Source: https://nenadmarkus.com/p/fusing-batchnorm-and-conv/

In [1]:
import torch
import torchvision

In [2]:
def fuse_conv_and_bn(conv, bn):
    fusedconv = torch.nn.Conv2d(
        conv.in_channels,             # tyle samo co w wejściowej konwolucji
        conv.out_channels,            # tyle samo co w wejściowej konwolucji
        kernel_size=conv.kernel_size, # tyle samo co w wejściowej konwolucji
        stride=conv.stride,           # tyle samo co w wejściowej konwolucji
        padding=conv.padding,         # tyle samo co w wejściowej konwolucji
        bias=True
    )
    
    w_conv = conv.weight.clone().view(conv.out_channels, -1)                       # wagi W_Conv
    
    w_bn = torch.diag(bn.weight.div(torch.sqrt(bn.eps+bn.running_var)))            # wagi W_BN
    
    fusedconv.weight.copy_( torch.mm(w_bn, w_conv).view(fusedconv.weight.size()) ) # nowe wagi W_BN * W_Conv
    
    if conv.bias is not None:
        b_conv = conv.bias                          # kopia biasu jeżeli istnieje
    else:
        b_conv = torch.zeros( conv.weight.size(0) ) # bias=0 gdy nie był używany
    
    b_bn = bn.bias - bn.weight.mul(bn.running_mean).div(torch.sqrt(bn.running_var + bn.eps)) # Bias dla BN
    
    fusedconv.bias.copy_( b_conv + b_bn )
    return fusedconv

In [3]:
with torch.no_grad():
    r18 = torchvision.models.resnet18(pretrained=True)

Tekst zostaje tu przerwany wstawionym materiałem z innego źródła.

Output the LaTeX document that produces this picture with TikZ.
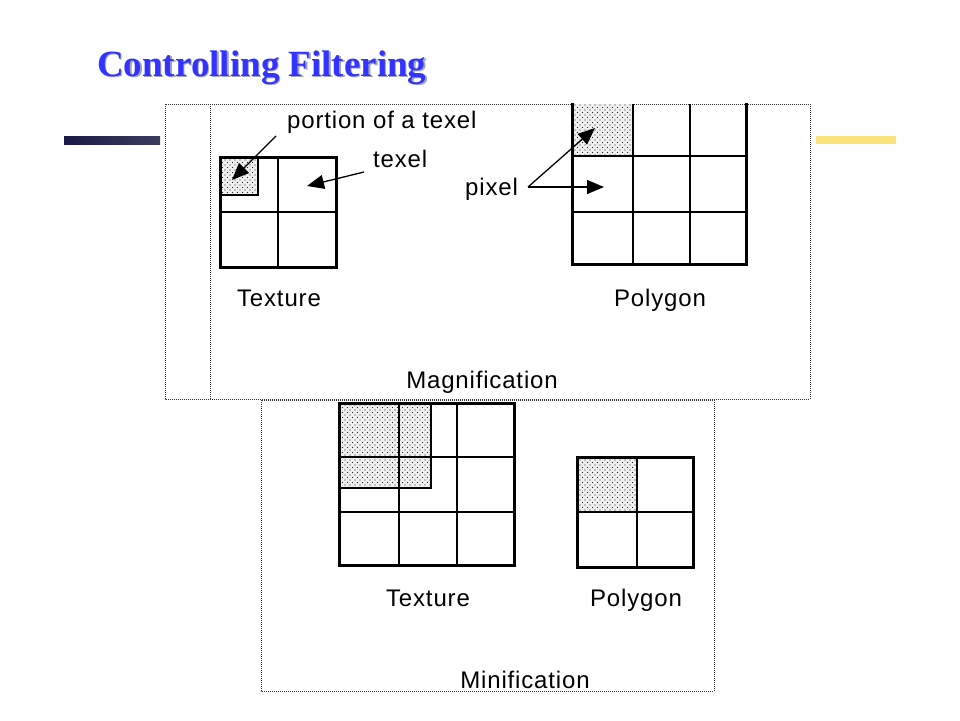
\documentclass[tikz,border=0pt]{standalone}
\usepackage{fontspec}
\setmainfont[LetterSpace=3.5]{Liberation Sans}
\newfontfamily\titlefont{Liberation Serif}
\usetikzlibrary{arrows.meta,patterns.meta}
\tikzdeclarepattern{name=texdots,type=uncolored,
  bottom left={(-1pt,-1pt)},top right={(6pt,6pt)},tile size={(5pt,5pt)},
  code={\fill (0pt,0pt) circle (0.65pt); \fill (2.5pt,2.5pt) circle (0.65pt);}}
\definecolor{titleblue}{RGB}{51,51,255}
\definecolor{navyL}{RGB}{26,26,70}
\definecolor{navyR}{RGB}{60,60,95}
\definecolor{barY}{RGB}{250,226,122}
\begin{document}
\begin{tikzpicture}[x=1pt,y=-1pt,
  frame/.style={draw=black!80,line width=0.9pt,dash pattern=on 1pt off 1pt},
  outerline/.style={line width=3pt,line cap=rect},
  innerline/.style={line width=1.4pt},
  dotfill/.style={fill=gray!12,postaction={pattern=texdots,pattern color=black!85}},
  lbl/.style={font=\fontsize{24}{28}\selectfont,inner sep=0pt,anchor=base},
  arr/.style={-{Triangle[length=17pt,width=14pt]},line width=1.3pt}]
\useasboundingbox (0,0) rectangle (960,720);
% title
\node[anchor=base west,inner sep=0pt,text=black!35,font=\titlefont\bfseries\fontsize{37}{40}\selectfont] (titleshadow) at (98.5,77.5) {Controlling Filtering};
\node[anchor=base west,inner sep=0pt,text=titleblue,font=\titlefont\bfseries\fontsize{37}{40}\selectfont] (title) at (97,76) {Controlling Filtering};
% bars
\shade[left color=navyL,right color=navyR] (64,136) rectangle (160,144);
\fill[barY] (816,136) rectangle (896,144);
% frames
\fill[white] (165,104) rectangle (810,399);
\draw[frame] (165,104) rectangle (810,399);
\draw[frame] (210,104) -- (210,399);
\draw[frame] (261,400) rectangle (714,691);
% magnification texture
\path[dotfill] (220,157) rectangle (258,195);
\draw[line width=1.1pt] (220,195) -- (258,195) -- (258,157);
\draw[innerline] (278,157) -- (278,267) (220,212) -- (336,212);
\draw[outerline] (220,157) rectangle (336,267);
% magnification polygon
\path[dotfill] (572,104) rectangle (633,156);
\draw[innerline] (633,104) -- (633,264) (690,104) -- (690,264) (572,156) -- (746,156) (572,212) -- (746,212);
\draw[outerline] (572,104) -- (572,264) -- (746,264) -- (746,104);
% labels magnification
\node[lbl,anchor=base west] (portion) at (287,128) {portion of a texel};
\node[lbl,anchor=base west] (texel) at (373,167) {texel};
\node[lbl,anchor=base west] (pixel) at (465,195) {pixel};
\coordinate (ptip) at (232,180);
\coordinate (ttip) at (307,186);
\coordinate (pxtipA) at (595,128);
\coordinate (pxtipB) at (604,187);
\coordinate (pxstart) at (528,187);
\draw[arr] ([xshift=-11pt,yshift=-8pt]portion.base west) -- (ptip);
\draw[arr] ([xshift=-9pt,yshift=-5pt]texel.base west) -- (ttip);
\draw[arr] (pxstart) -- (pxtipA);
\draw[arr] (pxstart) -- (pxtipB);
\node[lbl] (magtex) at (279,306) {Texture};
\node[lbl] (magpoly) at (660,306) {Polygon};
\node[lbl] (mag) at (482,388) {Magnification};
% minification texture
\path[dotfill] (339,403) rectangle (431,488);
\draw[innerline] (399,403) -- (399,565) (457,403) -- (457,565) (339,457) -- (514,457) (339,512) -- (514,512);
\draw[line width=2.4pt] (339,488) -- (431,488) -- (431,403);
\draw[outerline] (339,403) rectangle (514,565);
% minification polygon
\path[dotfill] (577,457) rectangle (637,512);
\draw[innerline] (637,457) -- (637,567) (577,512) -- (693,512);
\draw[outerline] (577,457) rectangle (693,567);
\node[lbl] (mintex) at (428,606) {Texture};
\node[lbl] (minpoly) at (636,606) {Polygon};
\node[lbl] (min) at (525,688) {Minification};
\end{tikzpicture}
\end{document}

    x = torch.randn(16, 3, 256, 256)
    r18.eval()
    
    net = torch.nn.Sequential(
        r18.conv1,
        r18.bn1
    )
    
    original_output = net.forward(x)
    
    fusedconv = fuse_conv_and_bn(net[0], net[1])
    fused_output = fusedconv.forward(x)
    
    diff = (original_output - fused_output).norm().div(original_output.norm()).item()
    print("error: %.8f" % diff)

error: 0.00000030